Mean = 11 / 11 + 20 = 0.3548387

Mode = 11 - 1 / 11 + 20 - 2 = 0.3448276

  1. The third day, John analyzed movies from the year 2000 building off the past two days’ analyses:
#data from year 2000

bechdel_00 <- bechdel |> 
  filter(year=="2000")

bechdel_00 |> 
  tabyl(binary) |> 
  adorn_totals("row")
##  binary  n   percent
##    FAIL 34 0.5396825
##    PASS 29 0.4603175
##   Total 63 1.0000000

This gives y = 29, n = 63. Updating the Beta(11,20) gives a new posterior of Beta(40,54).

Mean = 40 / 40 + 54 = 0.4255319

Mode = 40 - 1 / 40 + 54 - 2 = 0.423913

  1. Jenna also starts her analysis with Beta(1,1) prior but analyzes movies from 1980, 1990, and 2000 all in one day:
#looking at data from the 80s,90s,00s all at once
bechdel_yrs <- bechdel |> 
  filter(year=="1980" | year=="1990" | year=="2000")

bechdel_yrs |> 
  tabyl(binary) |> 
  adorn_totals("row")
##  binary  n  percent
##    FAIL 53 0.576087
##    PASS 39 0.423913
##   Total 92 1.000000

This gives a total of y = 39 and n = 92 for all of those years. This would gives a posterior of Beta(40,54). This matches the posterior we got from the sequential analysis.

The mean and mode can be calculated the same way as in the sequential case.

Mean = 40 / 40 + 54 = 0.4255319

Mode = 40 - 1 / 40 + 54 - 2 = 0.423913

Question 4.20: Bayesian and Frequentist - Sequential Edition

We can use Bayes to sequentially update our understanding of a parameter of interest. How is this different from what a frequentist approach would be? How is it similar?
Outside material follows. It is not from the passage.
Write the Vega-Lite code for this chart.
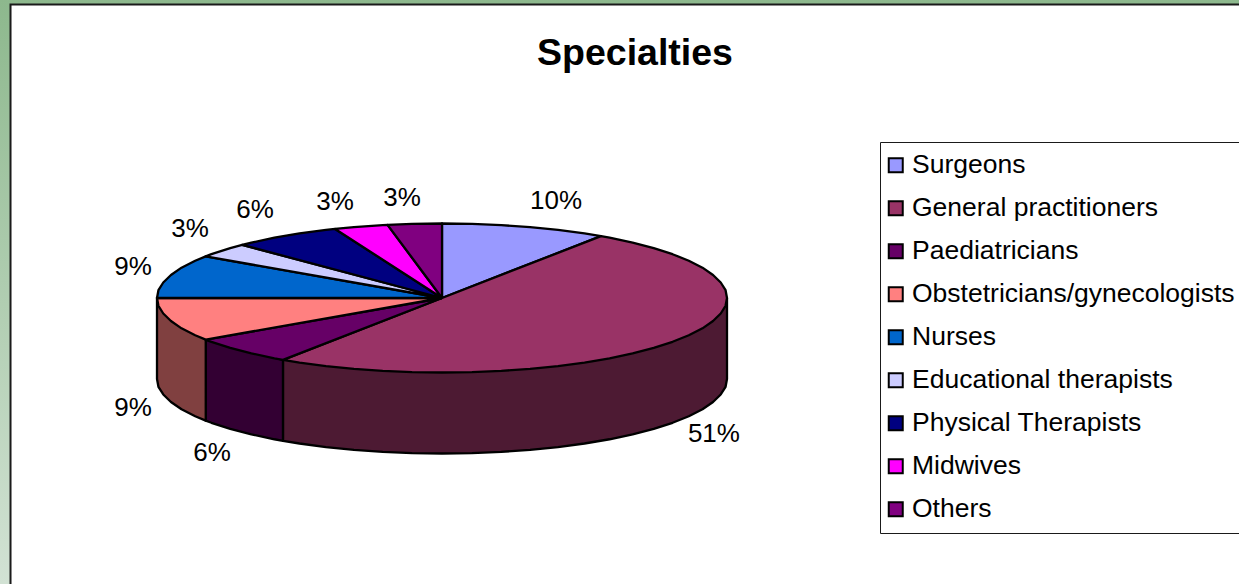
{"$schema":"https://vega.github.io/schema/vega-lite/v6.json","width":1239,"height":584,"padding":0,"autosize":"none","background":"#ffffff","view":{"stroke":null},"title":{"text":"Specialties","font":"Liberation Sans","fontSize":37.5,"fontWeight":"bold","color":"#000000","anchor":"middle","baseline":"alphabetic","offset":0,"dx":15.5,"dy":102},"datasets":{"panels":[{"part":"backdrop","x":-1.5509,"x2":2.7965,"y":4,"y2":-3.8389}],"sheet":[{"part":"chart area","x":-1.514,"x2":2.85,"y":3.94,"y2":-3.95}],"labels":[{"slice":"Surgeons","share":0.10,"x":0.4,"y":1.302},{"slice":"General practitioners","share":0.51,"x":0.954,"y":-1.826},{"slice":"Paediatricians","share":0.06,"x":-0.807,"y":-2.081},{"slice":"Obstetricians/gynecologists","share":0.09,"x":-1.084,"y":-1.477},{"slice":"Nurses","share":0.09,"x":-1.084,"y":0.416},{"slice":"Educational therapists","share":0.03,"x":-0.884,"y":0.926},{"slice":"Physical Therapists","share":0.06,"x":-0.656,"y":1.181},{"slice":"Midwives","share":0.03,"x":-0.375,"y":1.289},{"slice":"Others","share":0.03,"x":-0.14,"y":1.342}],"walls":[{"slice":"General practitioners","i":0,"x":1,"y":0},{"slice":"General practitioners","i":1,"x":-0.558,"y":-0.83},{"slice":"General practitioners","i":2,"x":-0.558,"y":-1.917},{"slice":"General practitioners","i":3,"x":-0.5,"y":-1.953},{"slice":"General practitioners","i":4,"x":-0.407,"y":-2.001},{"slice":"General practitioners","i":5,"x":-0.309,"y":-2.038},{"slice":"General practitioners","i":6,"x":-0.208,"y":-2.065},{"slice":"General practitioners","i":7,"x":-0.105,"y":-2.082},{"slice":"General practitioners","i":8,"x":0,"y":-2.087},{"slice":"General practitioners","i":9,"x":0.105,"y":-2.082},{"slice":"General practitioners","i":10,"x":0.208,"y":-2.065},{"slice":"General practitioners","i":11,"x":0.309,"y":-2.038},{"slice":"General practitioners","i":12,"x":0.407,"y":-2.001},{"slice":"General practitioners","i":13,"x":0.5,"y":-1.953},{"slice":"General practitioners","i":14,"x":0.588,"y":-1.896},{"slice":"General practitioners","i":15,"x":0.669,"y":-1.83},{"slice":"General practitioners","i":16,"x":0.743,"y":-1.756},{"slice":"General practitioners","i":17,"x":0.809,"y":-1.675},{"slice":"General practitioners","i":18,"x":0.866,"y":-1.587},{"slice":"General practitioners","i":19,"x":0.914,"y":-1.494},{"slice":"General practitioners","i":20,"x":0.951,"y":-1.396},{"slice":"General practitioners","i":21,"x":0.978,"y":-1.295},{"slice":"General practitioners","i":22,"x":0.995,"y":-1.192},{"slice":"General practitioners","i":23,"x":1,"y":-1.087},{"slice":"General practitioners","i":24,"x":1,"y":0},{"slice":"Paediatricians","i":0,"x":-0.558,"y":-0.83},{"slice":"Paediatricians","i":1,"x":-0.829,"y":-0.559},{"slice":"Paediatricians","i":2,"x":-0.829,"y":-1.646},{"slice":"Paediatricians","i":3,"x":-0.809,"y":-1.675},{"slice":"Paediatricians","i":4,"x":-0.743,"y":-1.756},{"slice":"Paediatricians","i":5,"x":-0.669,"y":-1.83},{"slice":"Paediatricians","i":6,"x":-0.588,"y":-1.896},{"slice":"Paediatricians","i":7,"x":-0.558,"y":-1.917},{"slice":"Paediatricians","i":8,"x":-0.558,"y":-0.83},{"slice":"Obstetricians/gynecologists","i":0,"x":-0.829,"y":-0.559},{"slice":"Obstetricians/gynecologists","i":1,"x":-1,"y":0},{"slice":"Obstetricians/gynecologists","i":2,"x":-1,"y":-1.087},{"slice":"Obstetricians/gynecologists","i":3,"x":-0.995,"y":-1.192},{"slice":"Obstetricians/gynecologists","i":4,"x":-0.978,"y":-1.295},{"slice":"Obstetricians/gynecologists","i":5,"x":-0.951,"y":-1.396},{"slice":"Obstetricians/gynecologists","i":6,"x":-0.914,"y":-1.494},{"slice":"Obstetricians/gynecologists","i":7,"x":-0.866,"y":-1.587},{"slice":"Obstetricians/gynecologists","i":8,"x":-0.829,"y":-1.646},{"slice":"Obstetricians/gynecologists","i":9,"x":-0.829,"y":-0.559}],"tops":[{"slice":"Surgeons","i":0,"x":0,"y":0},{"slice":"Surgeons","i":1,"x":0,"y":1},{"slice":"Surgeons","i":2,"x":0.105,"y":0.995},{"slice":"Surgeons","i":3,"x":0.208,"y":0.978},{"slice":"Surgeons","i":4,"x":0.309,"y":0.951},{"slice":"Surgeons","i":5,"x":0.407,"y":0.914},{"slice":"Surgeons","i":6,"x":0.5,"y":0.866},{"slice":"Surgeons","i":7,"x":0.558,"y":0.83},{"slice":"Surgeons","i":8,"x":0,"y":0},{"slice":"General practitioners","i":0,"x":0,"y":0},{"slice":"General practitioners","i":1,"x":0.558,"y":0.83},{"slice":"General practitioners","i":2,"x":0.588,"y":0.809},{"slice":"General practitioners","i":3,"x":0.669,"y":0.743},{"slice":"General practitioners","i":4,"x":0.743,"y":0.669},{"slice":"General practitioners","i":5,"x":0.809,"y":0.588},{"slice":"General practitioners","i":6,"x":0.866,"y":0.5},{"slice":"General practitioners","i":7,"x":0.914,"y":0.407},{"slice":"General practitioners","i":8,"x":0.951,"y":0.309},{"slice":"General practitioners","i":9,"x":0.978,"y":0.208},{"slice":"General practitioners","i":10,"x":0.995,"y":0.105},{"slice":"General practitioners","i":11,"x":1,"y":0},{"slice":"General practitioners","i":12,"x":0.995,"y":-0.105},{"slice":"General practitioners","i":13,"x":0.978,"y":-0.208},{"slice":"General practitioners","i":14,"x":0.951,"y":-0.309},{"slice":"General practitioners","i":15,"x":0.914,"y":-0.407},{"slice":"General practitioners","i":16,"x":0.866,"y":-0.5},{"slice":"General practitioners","i":17,"x":0.809,"y":-0.588},{"slice":"General practitioners","i":18,"x":0.743,"y":-0.669},{"slice":"General practitioners","i":19,"x":0.669,"y":-0.743},{"slice":"General practitioners","i":20,"x":0.588,"y":-0.809},{"slice":"General practitioners","i":21,"x":0.5,"y":-0.866},{"slice":"General practitioners","i":22,"x":0.407,"y":-0.914},{"slice":"General practitioners","i":23,"x":0.309,"y":-0.951},{"slice":"General practitioners","i":24,"x":0.208,"y":-0.978},{"slice":"General practitioners","i":25,"x":0.105,"y":-0.995},{"slice":"General practitioners","i":26,"x":0,"y":-1},{"slice":"General practitioners","i":27,"x":-0.105,"y":-0.995},{"slice":"General practitioners","i":28,"x":-0.208,"y":-0.978},{"slice":"General practitioners","i":29,"x":-0.309,"y":-0.951},{"slice":"General practitioners","i":30,"x":-0.407,"y":-0.914},{"slice":"General practitioners","i":31,"x":-0.5,"y":-0.866},{"slice":"General practitioners","i":32,"x":-0.558,"y":-0.83},{"slice":"General practitioners","i":33,"x":0,"y":0},{"slice":"Paediatricians","i":0,"x":0,"y":0},{"slice":"Paediatricians","i":1,"x":-0.558,"y":-0.83},{"slice":"Paediatricians","i":2,"x":-0.588,"y":-0.809},{"slice":"Paediatricians","i":3,"x":-0.669,"y":-0.743},{"slice":"Paediatricians","i":4,"x":-0.743,"y":-0.669},{"slice":"Paediatricians","i":5,"x":-0.809,"y":-0.588},{"slice":"Paediatricians","i":6,"x":-0.829,"y":-0.559},{"slice":"Paediatricians","i":7,"x":0,"y":0},{"slice":"Obstetricians/gynecologists","i":0,"x":0,"y":0},{"slice":"Obstetricians/gynecologists","i":1,"x":-0.829,"y":-0.559},{"slice":"Obstetricians/gynecologists","i":2,"x":-0.866,"y":-0.5},{"slice":"Obstetricians/gynecologists","i":3,"x":-0.914,"y":-0.407},{"slice":"Obstetricians/gynecologists","i":4,"x":-0.951,"y":-0.309},{"slice":"Obstetricians/gynecologists","i":5,"x":-0.978,"y":-0.208},{"slice":"Obstetricians/gynecologists","i":6,"x":-0.995,"y":-0.105},{"slice":"Obstetricians/gynecologists","i":7,"x":-1,"y":0},{"slice":"Obstetricians/gynecologists","i":8,"x":0,"y":0},{"slice":"Nurses","i":0,"x":0,"y":0},{"slice":"Nurses","i":1,"x":-1,"y":0},{"slice":"Nurses","i":2,"x":-0.995,"y":0.105},{"slice":"Nurses","i":3,"x":-0.978,"y":0.208},{"slice":"Nurses","i":4,"x":-0.951,"y":0.309},{"slice":"Nurses","i":5,"x":-0.914,"y":0.407},{"slice":"Nurses","i":6,"x":-0.866,"y":0.5},{"slice":"Nurses","i":7,"x":-0.829,"y":0.559},{"slice":"Nurses","i":8,"x":0,"y":0},{"slice":"Educational therapists","i":0,"x":0,"y":0},{"slice":"Educational therapists","i":1,"x":-0.829,"y":0.559},{"slice":"Educational therapists","i":2,"x":-0.809,"y":0.588},{"slice":"Educational therapists","i":3,"x":-0.743,"y":0.669},{"slice":"Educational therapists","i":4,"x":-0.701,"y":0.713},{"slice":"Educational therapists","i":5,"x":0,"y":0},{"slice":"Physical Therapists","i":0,"x":0,"y":0},{"slice":"Physical Therapists","i":1,"x":-0.701,"y":0.713},{"slice":"Physical Therapists","i":2,"x":-0.669,"y":0.743},{"slice":"Physical Therapists","i":3,"x":-0.588,"y":0.809},{"slice":"Physical Therapists","i":4,"x":-0.5,"y":0.866},{"slice":"Physical Therapists","i":5,"x":-0.407,"y":0.914},{"slice":"Physical Therapists","i":6,"x":-0.375,"y":0.927},{"slice":"Physical Therapists","i":7,"x":0,"y":0},{"slice":"Midwives","i":0,"x":0,"y":0},{"slice":"Midwives","i":1,"x":-0.375,"y":0.927},{"slice":"Midwives","i":2,"x":-0.309,"y":0.951},{"slice":"Midwives","i":3,"x":-0.208,"y":0.978},{"slice":"Midwives","i":4,"x":-0.191,"y":0.982},{"slice":"Midwives","i":5,"x":0,"y":0},{"slice":"Others","i":0,"x":0,"y":0},{"slice":"Others","i":1,"x":-0.191,"y":0.982},{"slice":"Others","i":2,"x":-0.105,"y":0.995},{"slice":"Others","i":3,"x":0,"y":1},{"slice":"Others","i":4,"x":0,"y":0}]},"encoding":{"x":{"field":"x","type":"quantitative","axis":null,"scale":{"domain":[-1.5509,2.7965],"nice":false,"zero":false}},"y":{"field":"y","type":"quantitative","axis":null,"scale":{"domain":[-3.8389,4],"nice":false,"zero":false}}},"layer":[{"data":{"name":"panels"},"mark":{"type":"rect","fill":{"gradient":"linear","x1":0,"y1":0,"x2":0,"y2":1,"stops":[{"offset":0,"color":"#8DB88D"},{"offset":1,"color":"#D2E2D4"}]}},"encoding":{"x2":{"field":"x2"},"y2":{"field":"y2"}}},{"data":{"name":"sheet"},"mark":{"type":"rect","fill":"#ffffff","stroke":"#1a1a1a","strokeWidth":2},"encoding":{"x2":{"field":"x2"},"y2":{"field":"y2"}}},{"data":{"name":"walls"},"mark":{"type":"line","stroke":"#000000","strokeWidth":2.3,"strokeJoin":"round"},"encoding":{"order":{"field":"i","type":"quantitative"},"fill":{"field":"slice","type":"nominal","legend":null,"scale":{"domain":["General practitioners","Paediatricians","Obstetricians/gynecologists"],"range":["#4D1A33","#330033","#804040"]}}}},{"data":{"name":"tops"},"mark":{"type":"line","stroke":"#000000","strokeWidth":2.3,"strokeJoin":"round"},"encoding":{"order":{"field":"i","type":"quantitative"},"fill":{"field":"slice","type":"nominal","scale":{"domain":["Surgeons","General practitioners","Paediatricians","Obstetricians/gynecologists","Nurses","Educational therapists","Physical Therapists","Midwives","Others"],"range":["#9999FF","#993366","#660066","#FF8080","#0066CC","#CCCCFF","#000080","#FF00FF","#800080"]},"legend":{"title":null,"orient":"none","legendX":880,"legendY":142,"symbolType":"square","symbolSize":196,"symbolStrokeWidth":2,"symbolStrokeColor":"#000000","symbolOpacity":1,"symbolOffset":-7.5,"labelFont":"Liberation Sans","labelFontSize":26.5,"labelColor":"#000000","labelLimit":400,"labelOffset":3,"rowPadding":16,"strokeColor":"#1a1a1a","fillColor":"#ffffff","padding":10}}}},{"data":{"name":"labels"},"mark":{"type":"text","font":"Liberation Sans","fontSize":26,"color":"#000000","align":"center","baseline":"middle"},"encoding":{"text":{"field":"share","type":"quantitative","format":".0%"}}}],"resolve":{"scale":{"fill":"independent"}}}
Frequentist methods would just take the new data presented as a representation of the proportion of movies that pass the bechdel test without taking the prior into account. So each day, the most recent understanding would update with the data regardless of the priors we get, causing a lot more variance in how we see the stat day to day. It is similar in that if a frequentist adds yesterday’s data to make it cummulative, it should give a similar answer between the sequential analysis and the total. I.e., if day one the data they use is 4/14 then day 2 they use 4 + 6 / 14 + 15 = 10 / 29 etc. then the last day will produce the same value as if they took all pieces of data at once.